Snap judgments about people and places can be remarkably accurate, and there is no substitute for simple logic and reflection in determining questions like which alarm clock or cellphone is the best value.Ah, good! I've noticed how little I've weighed all the details of my decision to sell my house and move to a condo I happened to drop in and take a look at one day when I was 15 minutes early for meeting my friend at a café.
But many more important decisions — choosing the right apartment, the optimal house, the best vacation — turn on such a bewildering swarm of facts that people often throw up their hands and put the whole thing temporarily out of mind. And new research suggests that this may be a rewarding strategy.
In a series of experiments reported last week in the journal Science, a team of Dutch psychologists found that people struggling to make complex decisions did best when they were distracted and were not able to think consciously about the choice at all...This reminds me of the quote used to start my review of Kenji Yoshino's book "Covering": "Don't think so hard. Life is not that simple."
Psychologists have known for years that people process an enormous amount of information unconsciously — for example, when they hear their names pop up in a conversation across the room that they were not consciously listening to. But the new report suggests that people take this wealth of under-the-radar information, combine it with deliberately studied facts and impressions and then make astute judgments that they would not otherwise form.
In the study, the research team, led by Ap Dijksterhuis of the University of Amsterdam, had 80 students choose among four cars based on a list of attributes for each, like age, gasoline mileage, transmission and handling.

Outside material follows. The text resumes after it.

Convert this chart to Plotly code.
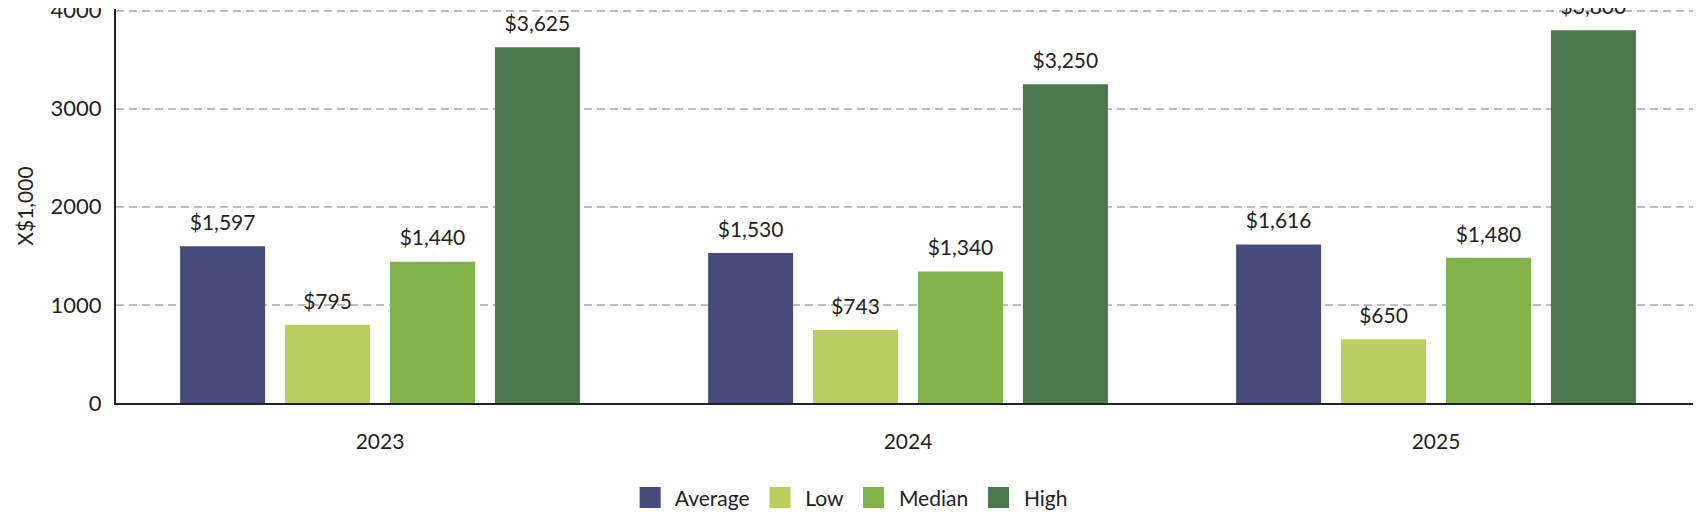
import plotly.graph_objects as go

years = ["2023", "2024", "2025"]
series_names = ["Average", "Low", "Median", "High"]
average = [1597, 1530, 1616]
low = [795, 743, 650]
median = [1440, 1340, 1480]
high = [3625, 3250, 3800]
colors = ["#464a7c", "#bacf60", "#82b34b", "#4b784d"]
y_ticks = [0, 1000, 2000, 3000, 4000]

FONT = "Lato"
TXT = "#222222"
GAP = 0.205
NB = "\u00a0"
fig = go.Figure()
all_vals = [average, low, median, high]
for i, (name, vals, col) in enumerate(zip(series_names, all_vals, colors)):
    fig.add_trace(go.Bar(
        x=years, y=vals, name=name, marker_color=col, marker_line_width=0,
        offsetgroup=str(i), showlegend=False, hoverinfo="skip",
    ))
for i, (name, vals) in enumerate(zip(series_names, all_vals)):
    fig.add_trace(go.Scatter(
        x=years, y=vals, mode="markers+text", offsetgroup=str(i),
        marker=dict(size=16, color="rgba(0,0,0,0)"),
        text=["$" + format(v, ",") for v in vals], textposition="top center",
        textfont=dict(family=FONT, size=21, color=TXT),
        cliponaxis=False, showlegend=False, hoverinfo="skip",
    ))
# legend entries
for name, col in zip(series_names, colors):
    fig.add_trace(go.Scatter(
        x=[None], y=[None], name=NB + name + NB, mode="markers", xaxis="x2", yaxis="y2",
        marker=dict(symbol="square", size=16, color=col, line=dict(color=col, width=5)),
    ))

fig.update_layout(
    width=1701, height=523,
    margin=dict(l=108, r=9, t=1, b=128, autoexpand=False),
    plot_bgcolor="white", paper_bgcolor="white",
    barmode="group", bargap=GAP, bargroupgap=0.19,
    scattermode="group", scattergap=GAP,
    font=dict(family=FONT, size=21, color=TXT),
    legend=dict(orientation="h", x=0.466, xanchor="center", y=-0.241, yanchor="middle",
                font=dict(family=FONT, size=21, color=TXT), itemsizing="trace"),
    xaxis=dict(
        range=[-0.5, 2.5], showline=True, linecolor=TXT, linewidth=2,
        showgrid=False, ticks="", ticklabelstandoff=19, automargin=False,
        tickfont=dict(family=FONT, size=21, color=TXT),
    ),
    yaxis=dict(
        range=[0, 4016], tickvals=y_ticks, tickformat="d", automargin=False,
        showline=True, linecolor=TXT, linewidth=2, ticklabeloverflow="allow",
        showgrid=True, gridcolor="#bdbdbd", griddash="8px,5px", gridwidth=1.5,
        zeroline=False, ticks="", ticklabelstandoff=8,
        title=dict(text="X$1,000", font=dict(family=FONT, size=21, color=TXT), standoff=11),
        tickfont=dict(family=FONT, size=22, color=TXT),
    ),
    xaxis2=dict(overlaying="x", visible=False, range=[0, 1]),
    yaxis2=dict(overlaying="y", visible=False, range=[0, 1]),
)
fig.write_html("out.html")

After presenting the attributes in quick succession, the researchers instructed some students to think carefully about the decision for four minutes and distracted others by asking them to solve anagrams.
When the list of characteristics was four items, students were more likely to pick the best functioning vehicles if they reasoned through the decision, rather than if they were distracted. But with 12 attributes, the distracted anagram solvers tended to make wiser choices, the study found.
The unconscious brain has a far greater capacity for information than conscious working memory, the authors write, and it may be less susceptible to certain biases....
The researchers developed a "complexity score" for 40 products and assets based on how many of each item's attributes people took into account. Cars, computers and apartments were at the top, dresses and shirts in the middle and oven mitts and umbrellas at the bottom.
Using that scale, the psychologists surveyed students who had recently bought some of those items and found that the more the buyers thought about their purchases of simple objects, the more satisfied they were. But the opposite was the case for complex purchases, where the more time spent in conscious deliberation, the less satisfied the students were.
What does this say about judicial decisionmaking? Judges take in a lot of information. They make a decision and must put their reasons in a piece of writing that we sometimes casually call the "decision," but we know they can't transcribe their actual decision. You can try to reconstruct how you made a complex decision, but you can't really even know the answer yourself. That's one of the reasons it's so endlessly fascinating to read judicial opinions. You know the real reasons exist at some deeper level, no matter how forthright the judge is.
And you can ask me why I'm moving and why I'm moving there? And I'll give you an elaborate answer. But it's not the answer, really. Is it?